Formations adaptées, immersives, ou en situation
Plus encore, la technologie, et l’intelligence artificielle en particulier, permet désormais d’adapter une formation à chaque apprenant. C’est l’adaptative learning. « La première partie de la formation peut par exemple être commune à l’ensemble des apprenants. A l’issu d’un quizz, chacun des élèves est ensuite aiguillé sur un deuxième module, en fonction de ses réponses. Et ainsi de suite », explique Julien Lacomberie. Un type de formation en phase avec les neurosciences qui, comme le souligne le MOOC « Itinéraire Compétences », visent à aider au développement des capacités d’adaptation en continu des individus. « La Région Grand Est et France Apprenante, avec notamment le concours de CollectivZ et du groupe Amnyos, ont conçu ce MOOC pour fournir les clés pratiques dont les organismes de formation et les Centres de Formation d’Apprentis ont besoin pour répondre à l’appel à projets « Itinéraire Compétences », et plus généralement pour proposer des dispositifs de formation continue novateurs », confie Hervé Beraud, associé-DAF de CollectivZ.

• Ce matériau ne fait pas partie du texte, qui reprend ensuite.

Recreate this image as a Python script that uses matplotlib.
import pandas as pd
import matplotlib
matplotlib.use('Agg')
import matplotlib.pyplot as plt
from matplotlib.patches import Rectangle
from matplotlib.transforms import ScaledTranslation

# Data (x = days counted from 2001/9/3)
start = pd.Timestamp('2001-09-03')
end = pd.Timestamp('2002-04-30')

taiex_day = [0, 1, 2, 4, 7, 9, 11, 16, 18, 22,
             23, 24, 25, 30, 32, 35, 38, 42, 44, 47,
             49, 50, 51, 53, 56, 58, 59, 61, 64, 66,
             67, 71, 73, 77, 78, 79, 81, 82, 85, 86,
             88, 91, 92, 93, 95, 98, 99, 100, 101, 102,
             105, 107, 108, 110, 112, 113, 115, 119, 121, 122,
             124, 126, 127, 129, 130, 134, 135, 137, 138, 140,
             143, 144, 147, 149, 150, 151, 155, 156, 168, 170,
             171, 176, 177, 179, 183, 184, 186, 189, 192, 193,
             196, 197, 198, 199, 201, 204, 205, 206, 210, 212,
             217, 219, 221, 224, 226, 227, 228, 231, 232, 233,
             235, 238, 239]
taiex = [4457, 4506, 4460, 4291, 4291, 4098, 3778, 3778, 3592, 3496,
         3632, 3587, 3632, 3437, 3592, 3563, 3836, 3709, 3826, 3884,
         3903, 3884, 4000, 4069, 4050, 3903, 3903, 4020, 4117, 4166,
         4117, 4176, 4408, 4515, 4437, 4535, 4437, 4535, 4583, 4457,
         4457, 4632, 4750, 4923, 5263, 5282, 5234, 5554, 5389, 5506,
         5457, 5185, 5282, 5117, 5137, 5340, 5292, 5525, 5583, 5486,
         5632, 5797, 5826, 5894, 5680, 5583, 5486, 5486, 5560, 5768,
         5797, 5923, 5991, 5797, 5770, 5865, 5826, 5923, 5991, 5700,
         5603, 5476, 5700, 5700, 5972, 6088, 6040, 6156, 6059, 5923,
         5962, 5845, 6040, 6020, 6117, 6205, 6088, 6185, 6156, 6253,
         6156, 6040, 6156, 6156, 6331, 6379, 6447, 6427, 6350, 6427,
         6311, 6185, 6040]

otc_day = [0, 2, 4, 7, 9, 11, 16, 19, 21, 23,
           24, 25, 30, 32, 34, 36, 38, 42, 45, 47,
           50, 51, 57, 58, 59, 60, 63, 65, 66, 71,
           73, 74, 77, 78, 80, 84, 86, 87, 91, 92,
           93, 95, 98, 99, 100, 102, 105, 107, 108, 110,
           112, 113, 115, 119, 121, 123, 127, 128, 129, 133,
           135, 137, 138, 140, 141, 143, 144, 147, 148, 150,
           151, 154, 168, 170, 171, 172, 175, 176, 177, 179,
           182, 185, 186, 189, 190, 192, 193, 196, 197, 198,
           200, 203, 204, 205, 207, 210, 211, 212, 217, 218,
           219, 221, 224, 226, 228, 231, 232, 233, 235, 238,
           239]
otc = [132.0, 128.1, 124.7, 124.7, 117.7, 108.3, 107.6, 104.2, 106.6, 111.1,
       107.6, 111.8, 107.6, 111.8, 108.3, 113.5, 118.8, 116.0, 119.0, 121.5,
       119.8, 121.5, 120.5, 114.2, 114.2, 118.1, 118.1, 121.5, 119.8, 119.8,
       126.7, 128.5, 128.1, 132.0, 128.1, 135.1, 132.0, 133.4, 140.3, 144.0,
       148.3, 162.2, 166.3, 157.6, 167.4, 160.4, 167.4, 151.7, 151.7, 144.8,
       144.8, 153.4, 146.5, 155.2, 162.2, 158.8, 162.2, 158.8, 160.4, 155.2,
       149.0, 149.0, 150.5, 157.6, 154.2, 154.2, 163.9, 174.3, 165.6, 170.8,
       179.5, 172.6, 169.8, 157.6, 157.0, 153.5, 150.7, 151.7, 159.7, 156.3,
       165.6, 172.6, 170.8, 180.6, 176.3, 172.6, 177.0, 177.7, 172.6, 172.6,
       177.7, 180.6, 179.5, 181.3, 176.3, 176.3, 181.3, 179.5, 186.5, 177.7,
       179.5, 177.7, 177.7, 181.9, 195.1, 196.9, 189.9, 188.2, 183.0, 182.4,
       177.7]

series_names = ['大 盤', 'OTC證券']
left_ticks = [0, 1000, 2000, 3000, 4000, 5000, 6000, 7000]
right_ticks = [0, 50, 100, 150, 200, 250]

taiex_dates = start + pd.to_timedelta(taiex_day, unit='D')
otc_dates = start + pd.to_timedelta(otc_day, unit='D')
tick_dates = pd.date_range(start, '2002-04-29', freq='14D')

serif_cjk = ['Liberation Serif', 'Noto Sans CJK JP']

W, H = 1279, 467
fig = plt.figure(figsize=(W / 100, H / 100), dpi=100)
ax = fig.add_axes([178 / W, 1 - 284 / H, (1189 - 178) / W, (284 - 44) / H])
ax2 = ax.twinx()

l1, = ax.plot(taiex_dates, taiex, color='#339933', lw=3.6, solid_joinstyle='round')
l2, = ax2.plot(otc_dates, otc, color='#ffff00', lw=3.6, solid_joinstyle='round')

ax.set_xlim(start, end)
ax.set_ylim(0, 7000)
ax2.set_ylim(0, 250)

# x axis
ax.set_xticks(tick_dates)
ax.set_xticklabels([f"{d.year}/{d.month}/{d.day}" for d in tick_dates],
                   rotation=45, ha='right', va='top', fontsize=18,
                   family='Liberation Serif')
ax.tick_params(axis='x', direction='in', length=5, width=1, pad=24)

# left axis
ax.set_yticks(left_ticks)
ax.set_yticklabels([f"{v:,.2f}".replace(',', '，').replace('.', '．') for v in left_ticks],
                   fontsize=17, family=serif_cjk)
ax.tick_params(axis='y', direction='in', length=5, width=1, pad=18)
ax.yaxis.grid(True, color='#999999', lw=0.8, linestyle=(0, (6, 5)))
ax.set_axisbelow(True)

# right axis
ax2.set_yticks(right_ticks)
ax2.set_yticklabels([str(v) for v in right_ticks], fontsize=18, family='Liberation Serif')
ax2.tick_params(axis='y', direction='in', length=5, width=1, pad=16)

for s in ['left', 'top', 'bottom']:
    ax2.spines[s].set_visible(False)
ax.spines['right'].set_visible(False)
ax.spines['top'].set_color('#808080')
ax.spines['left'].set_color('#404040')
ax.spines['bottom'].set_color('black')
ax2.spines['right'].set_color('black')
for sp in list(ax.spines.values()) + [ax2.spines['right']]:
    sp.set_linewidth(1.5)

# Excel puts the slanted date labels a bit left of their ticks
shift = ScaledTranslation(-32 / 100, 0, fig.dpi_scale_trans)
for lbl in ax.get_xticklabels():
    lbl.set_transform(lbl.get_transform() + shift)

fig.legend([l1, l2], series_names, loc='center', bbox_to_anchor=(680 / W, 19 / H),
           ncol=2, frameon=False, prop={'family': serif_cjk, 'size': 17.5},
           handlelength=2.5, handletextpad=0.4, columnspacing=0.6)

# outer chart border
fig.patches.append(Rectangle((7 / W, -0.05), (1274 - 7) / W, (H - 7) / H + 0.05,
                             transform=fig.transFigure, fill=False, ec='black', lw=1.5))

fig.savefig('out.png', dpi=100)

Innovante, la réalité virtuelle qui permet de plonger les apprenants dans des situations préparées et choisies, a également le vente en poupe. « La neuroscience le confirme , l’immersion permet de stimuler des zones du cerveau qui auparavant n’étaient pas sollicitées lors du processus d’apprentissage et de formation. De ce fait, l’apprentissage se fait plus facilement et plus rapidement, affirme Sébastien Kuntz, fondateur de MiddleVR. Au-delà de la technologie, c’est la relation entre formateurs et apprenants qui se retrouve au centre ». Par ailleurs, l’évaluation de la progression des apprenants est particulièrement facile, chaque session pouvant être enregistrée, chaque geste décortiqué et comparé en post-formation. Selon Hélène Mouiche, 45% des responsables RH jugent les technologies de réalité virtuelle et de réalité augmentée utiles à leur mission RH et 10% incontournables.
Enfin, il faut citer dans les formations « immersives » l’Action de formation en situation de travail (AFEST), qui, comme le souligne un rapport de juillet 2018 du Copanef, peut être mobilisée comme une modalité de formation autonome ou être articulée avec d’autres modes de formation (à distance, stage…) dans le cadre de parcours hybrides (blended).